Question

Radius: 10 Arc Angle: Arc Length: 10/3 π find the Arc angle​

Answer 1

To find the arc angle, we can use the formula for arc length:

Arc length = (Arc angle/360) × 2πr

In this problem, we have the arc length and radius (r). We need to solve for the arc angle. The given information is:

Arc length = 10/3 π
Radius (r) = 10

Plug these values into the formula:

10/3 π = (Arc angle/360) × 2π × 10

To solve for the arc angle, we can follow these steps:

1. Divide both sides by 2π × 10 to isolate the Arc angle/360 term:
(10/3 π) / (2π × 10) = Arc angle/360

2. Simplify the left side of the equation:
(10/3) / 20 = Arc angle/360

3. Further simplify:
(10/3) / 20 = (10/60) = 1/6

So, 1/6 = Arc angle/360

4. Multiply both sides by 360 to solve for the arc angle:
Arc angle = 360 × (1/6)

5. Calculate the arc angle:
Arc angle = 60 degrees

The arc angle is 60 degrees.

Answer 2

The arc angle can be found by dividing the arc length by the radius.
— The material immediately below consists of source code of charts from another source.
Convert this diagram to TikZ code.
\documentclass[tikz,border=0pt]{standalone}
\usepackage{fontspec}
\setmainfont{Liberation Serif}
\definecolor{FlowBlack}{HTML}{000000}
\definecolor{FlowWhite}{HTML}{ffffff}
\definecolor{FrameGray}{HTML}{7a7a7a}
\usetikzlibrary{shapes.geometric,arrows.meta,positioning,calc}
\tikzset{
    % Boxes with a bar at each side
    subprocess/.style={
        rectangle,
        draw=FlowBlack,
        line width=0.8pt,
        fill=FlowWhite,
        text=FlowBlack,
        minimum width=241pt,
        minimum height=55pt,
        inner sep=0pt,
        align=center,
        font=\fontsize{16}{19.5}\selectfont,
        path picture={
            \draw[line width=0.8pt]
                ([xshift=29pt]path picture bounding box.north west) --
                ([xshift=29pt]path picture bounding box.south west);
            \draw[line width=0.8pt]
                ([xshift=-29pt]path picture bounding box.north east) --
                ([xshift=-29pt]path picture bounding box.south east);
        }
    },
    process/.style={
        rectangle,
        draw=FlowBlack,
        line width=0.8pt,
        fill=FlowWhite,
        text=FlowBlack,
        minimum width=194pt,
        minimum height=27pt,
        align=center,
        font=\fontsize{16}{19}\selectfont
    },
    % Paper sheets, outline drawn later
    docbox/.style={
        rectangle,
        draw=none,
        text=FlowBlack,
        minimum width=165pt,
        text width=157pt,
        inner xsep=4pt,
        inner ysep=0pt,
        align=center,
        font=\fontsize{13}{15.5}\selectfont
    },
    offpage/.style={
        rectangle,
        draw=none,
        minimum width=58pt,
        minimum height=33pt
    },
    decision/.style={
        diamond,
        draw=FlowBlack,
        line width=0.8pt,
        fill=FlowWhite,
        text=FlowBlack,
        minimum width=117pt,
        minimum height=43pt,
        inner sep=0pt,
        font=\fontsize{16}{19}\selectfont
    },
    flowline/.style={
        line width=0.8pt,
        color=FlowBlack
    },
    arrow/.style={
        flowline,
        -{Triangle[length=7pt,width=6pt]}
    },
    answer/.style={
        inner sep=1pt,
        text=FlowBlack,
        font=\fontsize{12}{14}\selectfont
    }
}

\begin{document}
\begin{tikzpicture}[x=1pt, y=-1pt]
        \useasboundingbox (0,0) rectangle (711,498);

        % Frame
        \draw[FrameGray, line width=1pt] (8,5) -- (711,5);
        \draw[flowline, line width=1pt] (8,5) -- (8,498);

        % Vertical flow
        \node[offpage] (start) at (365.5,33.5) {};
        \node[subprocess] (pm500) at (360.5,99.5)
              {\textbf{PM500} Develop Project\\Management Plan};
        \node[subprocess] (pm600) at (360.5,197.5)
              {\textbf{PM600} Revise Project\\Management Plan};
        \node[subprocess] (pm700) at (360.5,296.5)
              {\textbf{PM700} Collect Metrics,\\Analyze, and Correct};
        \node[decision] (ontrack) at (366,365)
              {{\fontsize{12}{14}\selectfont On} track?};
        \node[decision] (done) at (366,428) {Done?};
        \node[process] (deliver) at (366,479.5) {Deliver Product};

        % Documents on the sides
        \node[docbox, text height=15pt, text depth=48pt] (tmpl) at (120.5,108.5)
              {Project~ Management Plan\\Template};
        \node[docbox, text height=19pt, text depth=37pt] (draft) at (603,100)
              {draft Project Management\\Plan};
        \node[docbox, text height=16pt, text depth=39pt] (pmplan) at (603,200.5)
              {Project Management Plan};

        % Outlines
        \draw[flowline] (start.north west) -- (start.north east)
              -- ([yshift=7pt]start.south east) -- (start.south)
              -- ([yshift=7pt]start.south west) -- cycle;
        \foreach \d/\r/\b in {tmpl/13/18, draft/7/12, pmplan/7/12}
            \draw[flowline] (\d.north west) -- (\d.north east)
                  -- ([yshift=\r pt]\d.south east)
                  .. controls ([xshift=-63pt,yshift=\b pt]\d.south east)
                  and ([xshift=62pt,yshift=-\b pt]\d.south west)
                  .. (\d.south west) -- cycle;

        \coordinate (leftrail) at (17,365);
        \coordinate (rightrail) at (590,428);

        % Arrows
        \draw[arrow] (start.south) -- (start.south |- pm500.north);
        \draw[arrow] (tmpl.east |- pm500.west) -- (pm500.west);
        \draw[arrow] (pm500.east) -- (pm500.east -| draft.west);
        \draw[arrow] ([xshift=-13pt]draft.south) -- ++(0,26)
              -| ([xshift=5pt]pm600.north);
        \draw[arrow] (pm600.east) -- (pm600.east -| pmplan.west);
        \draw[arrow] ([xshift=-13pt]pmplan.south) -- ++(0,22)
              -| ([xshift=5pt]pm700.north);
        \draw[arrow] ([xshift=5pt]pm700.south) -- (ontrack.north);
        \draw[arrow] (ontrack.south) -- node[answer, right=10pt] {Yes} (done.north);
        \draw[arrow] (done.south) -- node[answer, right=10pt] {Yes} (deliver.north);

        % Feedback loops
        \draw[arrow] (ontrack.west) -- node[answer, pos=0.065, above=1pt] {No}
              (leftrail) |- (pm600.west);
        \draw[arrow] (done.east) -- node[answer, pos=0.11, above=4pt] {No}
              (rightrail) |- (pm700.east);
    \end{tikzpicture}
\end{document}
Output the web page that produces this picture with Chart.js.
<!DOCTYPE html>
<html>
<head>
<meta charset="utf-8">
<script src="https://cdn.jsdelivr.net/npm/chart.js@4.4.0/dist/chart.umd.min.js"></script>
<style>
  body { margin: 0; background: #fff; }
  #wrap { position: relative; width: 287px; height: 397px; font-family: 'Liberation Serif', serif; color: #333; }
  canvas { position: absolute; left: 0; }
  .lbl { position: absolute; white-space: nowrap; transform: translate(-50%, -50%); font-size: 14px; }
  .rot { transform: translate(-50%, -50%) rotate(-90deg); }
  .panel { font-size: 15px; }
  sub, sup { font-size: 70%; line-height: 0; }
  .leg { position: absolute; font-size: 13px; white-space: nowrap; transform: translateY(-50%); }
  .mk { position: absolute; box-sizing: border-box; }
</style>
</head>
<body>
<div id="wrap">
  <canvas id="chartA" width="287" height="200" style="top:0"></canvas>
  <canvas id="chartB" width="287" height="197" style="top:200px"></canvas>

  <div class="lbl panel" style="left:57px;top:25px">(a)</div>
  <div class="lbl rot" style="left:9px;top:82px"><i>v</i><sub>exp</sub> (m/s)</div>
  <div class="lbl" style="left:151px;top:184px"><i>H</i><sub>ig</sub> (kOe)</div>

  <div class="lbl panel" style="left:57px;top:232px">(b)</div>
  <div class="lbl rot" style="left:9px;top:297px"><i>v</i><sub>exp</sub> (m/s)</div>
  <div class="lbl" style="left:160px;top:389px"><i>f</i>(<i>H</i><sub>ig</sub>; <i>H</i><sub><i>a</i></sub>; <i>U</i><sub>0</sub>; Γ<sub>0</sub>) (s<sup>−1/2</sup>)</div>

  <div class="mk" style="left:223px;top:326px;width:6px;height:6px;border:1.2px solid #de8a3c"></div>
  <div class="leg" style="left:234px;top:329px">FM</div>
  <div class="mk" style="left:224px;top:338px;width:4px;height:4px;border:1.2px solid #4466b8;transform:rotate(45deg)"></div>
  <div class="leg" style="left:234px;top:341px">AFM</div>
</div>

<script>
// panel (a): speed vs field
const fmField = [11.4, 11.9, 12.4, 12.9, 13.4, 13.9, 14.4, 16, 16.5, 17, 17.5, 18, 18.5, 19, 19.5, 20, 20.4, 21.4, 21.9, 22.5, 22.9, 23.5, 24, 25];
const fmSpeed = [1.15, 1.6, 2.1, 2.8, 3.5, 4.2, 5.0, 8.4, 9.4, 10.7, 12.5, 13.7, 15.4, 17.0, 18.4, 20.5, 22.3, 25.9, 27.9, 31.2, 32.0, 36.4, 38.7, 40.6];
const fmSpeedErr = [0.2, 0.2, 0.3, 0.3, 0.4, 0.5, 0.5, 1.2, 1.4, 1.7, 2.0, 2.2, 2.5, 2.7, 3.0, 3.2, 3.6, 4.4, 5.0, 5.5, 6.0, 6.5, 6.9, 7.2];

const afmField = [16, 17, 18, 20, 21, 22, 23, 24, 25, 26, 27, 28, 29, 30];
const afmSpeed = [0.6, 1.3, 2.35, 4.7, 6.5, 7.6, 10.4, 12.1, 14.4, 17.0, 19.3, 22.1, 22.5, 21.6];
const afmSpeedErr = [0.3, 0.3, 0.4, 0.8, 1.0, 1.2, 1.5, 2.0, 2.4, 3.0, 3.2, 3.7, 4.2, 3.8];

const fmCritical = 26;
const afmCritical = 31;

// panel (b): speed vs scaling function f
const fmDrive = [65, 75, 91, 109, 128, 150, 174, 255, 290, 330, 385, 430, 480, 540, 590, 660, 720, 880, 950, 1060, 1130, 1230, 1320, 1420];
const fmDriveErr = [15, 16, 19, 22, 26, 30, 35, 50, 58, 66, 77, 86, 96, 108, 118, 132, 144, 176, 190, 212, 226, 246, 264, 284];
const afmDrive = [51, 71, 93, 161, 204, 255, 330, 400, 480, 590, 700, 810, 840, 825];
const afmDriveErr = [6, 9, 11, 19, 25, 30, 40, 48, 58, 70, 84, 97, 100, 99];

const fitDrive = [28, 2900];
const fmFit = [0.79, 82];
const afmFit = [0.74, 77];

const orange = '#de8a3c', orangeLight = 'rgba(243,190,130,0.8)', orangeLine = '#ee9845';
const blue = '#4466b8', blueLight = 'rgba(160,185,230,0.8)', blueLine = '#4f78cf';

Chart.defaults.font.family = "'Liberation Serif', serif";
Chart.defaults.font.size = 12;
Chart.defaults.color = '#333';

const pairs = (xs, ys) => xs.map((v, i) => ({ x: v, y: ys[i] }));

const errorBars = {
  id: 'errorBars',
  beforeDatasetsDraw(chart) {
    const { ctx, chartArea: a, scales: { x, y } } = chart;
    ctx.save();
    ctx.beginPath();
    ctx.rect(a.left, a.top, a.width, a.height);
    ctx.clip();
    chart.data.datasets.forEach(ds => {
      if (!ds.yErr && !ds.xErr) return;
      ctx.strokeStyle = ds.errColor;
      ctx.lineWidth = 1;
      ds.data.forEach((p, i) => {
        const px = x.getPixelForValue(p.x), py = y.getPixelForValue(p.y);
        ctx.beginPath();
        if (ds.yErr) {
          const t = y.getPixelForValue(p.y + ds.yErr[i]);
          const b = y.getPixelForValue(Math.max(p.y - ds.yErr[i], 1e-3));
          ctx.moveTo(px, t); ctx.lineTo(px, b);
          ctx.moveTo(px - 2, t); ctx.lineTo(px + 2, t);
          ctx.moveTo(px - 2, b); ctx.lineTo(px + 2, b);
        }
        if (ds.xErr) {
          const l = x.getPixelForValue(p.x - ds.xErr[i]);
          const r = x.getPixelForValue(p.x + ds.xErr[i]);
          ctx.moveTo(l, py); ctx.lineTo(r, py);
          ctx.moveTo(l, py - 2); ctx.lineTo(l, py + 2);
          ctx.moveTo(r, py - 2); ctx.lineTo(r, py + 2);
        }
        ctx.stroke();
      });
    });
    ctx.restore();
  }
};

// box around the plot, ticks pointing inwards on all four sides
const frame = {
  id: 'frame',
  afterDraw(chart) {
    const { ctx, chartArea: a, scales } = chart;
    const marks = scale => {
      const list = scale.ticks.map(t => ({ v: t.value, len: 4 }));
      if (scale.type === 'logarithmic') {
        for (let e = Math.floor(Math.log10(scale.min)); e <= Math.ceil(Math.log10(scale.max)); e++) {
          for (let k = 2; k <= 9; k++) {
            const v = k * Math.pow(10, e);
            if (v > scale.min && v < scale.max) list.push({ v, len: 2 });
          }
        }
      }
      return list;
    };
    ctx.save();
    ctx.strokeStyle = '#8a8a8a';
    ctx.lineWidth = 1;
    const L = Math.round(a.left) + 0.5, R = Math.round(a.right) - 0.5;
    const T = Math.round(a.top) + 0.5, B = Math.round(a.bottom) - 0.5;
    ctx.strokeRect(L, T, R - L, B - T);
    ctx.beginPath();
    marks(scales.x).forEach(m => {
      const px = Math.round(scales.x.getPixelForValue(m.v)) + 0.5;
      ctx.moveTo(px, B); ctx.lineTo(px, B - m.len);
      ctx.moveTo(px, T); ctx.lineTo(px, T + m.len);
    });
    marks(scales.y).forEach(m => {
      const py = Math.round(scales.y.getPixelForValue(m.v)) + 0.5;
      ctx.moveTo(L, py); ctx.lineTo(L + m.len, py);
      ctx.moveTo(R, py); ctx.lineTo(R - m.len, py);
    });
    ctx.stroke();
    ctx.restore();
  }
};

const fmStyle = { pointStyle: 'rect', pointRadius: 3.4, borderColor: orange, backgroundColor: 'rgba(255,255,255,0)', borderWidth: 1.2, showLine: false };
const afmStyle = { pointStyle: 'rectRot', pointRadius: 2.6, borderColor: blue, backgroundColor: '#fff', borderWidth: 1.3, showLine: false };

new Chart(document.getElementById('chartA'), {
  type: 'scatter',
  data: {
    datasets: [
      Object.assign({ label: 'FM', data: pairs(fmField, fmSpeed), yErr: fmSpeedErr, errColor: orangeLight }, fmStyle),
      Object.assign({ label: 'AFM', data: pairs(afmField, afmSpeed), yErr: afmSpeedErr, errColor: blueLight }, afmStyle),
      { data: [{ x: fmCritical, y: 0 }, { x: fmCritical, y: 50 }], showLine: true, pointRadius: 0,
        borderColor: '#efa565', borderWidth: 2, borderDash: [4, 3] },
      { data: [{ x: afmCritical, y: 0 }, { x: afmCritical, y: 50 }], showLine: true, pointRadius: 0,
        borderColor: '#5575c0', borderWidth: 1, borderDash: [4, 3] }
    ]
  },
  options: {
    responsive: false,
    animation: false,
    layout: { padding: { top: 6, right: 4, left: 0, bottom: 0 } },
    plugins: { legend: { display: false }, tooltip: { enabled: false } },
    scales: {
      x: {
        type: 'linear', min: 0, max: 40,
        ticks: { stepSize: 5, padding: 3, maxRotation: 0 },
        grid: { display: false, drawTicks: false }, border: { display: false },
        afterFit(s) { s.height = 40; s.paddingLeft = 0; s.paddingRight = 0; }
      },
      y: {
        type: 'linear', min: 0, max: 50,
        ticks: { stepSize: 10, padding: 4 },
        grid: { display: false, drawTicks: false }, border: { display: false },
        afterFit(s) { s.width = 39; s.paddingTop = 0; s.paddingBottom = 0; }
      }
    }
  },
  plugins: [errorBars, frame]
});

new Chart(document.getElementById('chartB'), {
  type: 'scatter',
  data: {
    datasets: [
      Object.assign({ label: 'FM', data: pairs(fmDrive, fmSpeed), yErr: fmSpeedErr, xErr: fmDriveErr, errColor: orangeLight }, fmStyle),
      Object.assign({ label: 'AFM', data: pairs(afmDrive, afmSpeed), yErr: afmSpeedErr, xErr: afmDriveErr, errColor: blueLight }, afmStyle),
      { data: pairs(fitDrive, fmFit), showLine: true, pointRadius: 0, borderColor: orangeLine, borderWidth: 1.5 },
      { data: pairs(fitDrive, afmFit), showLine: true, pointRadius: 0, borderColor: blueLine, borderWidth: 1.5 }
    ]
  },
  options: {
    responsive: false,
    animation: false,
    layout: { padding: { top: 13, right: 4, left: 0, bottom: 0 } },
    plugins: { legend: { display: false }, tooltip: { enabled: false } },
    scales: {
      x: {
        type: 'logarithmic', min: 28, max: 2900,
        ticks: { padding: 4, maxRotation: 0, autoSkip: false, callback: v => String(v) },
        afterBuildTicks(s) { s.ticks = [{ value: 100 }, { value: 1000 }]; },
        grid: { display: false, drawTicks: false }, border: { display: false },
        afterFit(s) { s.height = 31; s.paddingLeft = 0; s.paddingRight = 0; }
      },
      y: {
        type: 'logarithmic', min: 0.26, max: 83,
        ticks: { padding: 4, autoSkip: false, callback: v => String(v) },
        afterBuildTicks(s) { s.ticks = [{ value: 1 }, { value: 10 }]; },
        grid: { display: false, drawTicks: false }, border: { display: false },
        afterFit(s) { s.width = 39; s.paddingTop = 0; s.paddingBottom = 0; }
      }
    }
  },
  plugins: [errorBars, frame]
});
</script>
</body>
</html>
Given an arc length of 10/3 π and a radius of 10, the arc angle in radians is π/3.

Step-by-step explanation:

To find the arc angle when the radius of a circle is given, along with the arc length, you can use the relationship that the angle (in radians) is equal to the arc length divided by the radius. In this case, the given radius is 10 and the arc length is 10/3 π.

The formula to find the angle of rotation Δθ is:

Δθ = Arc Length / Radius

Now, plugging in the given values:

Δθ = (10/3 π) / 10

When simplified, it gives:

Δθ = π/3

So, the arc angle in radians is π/3.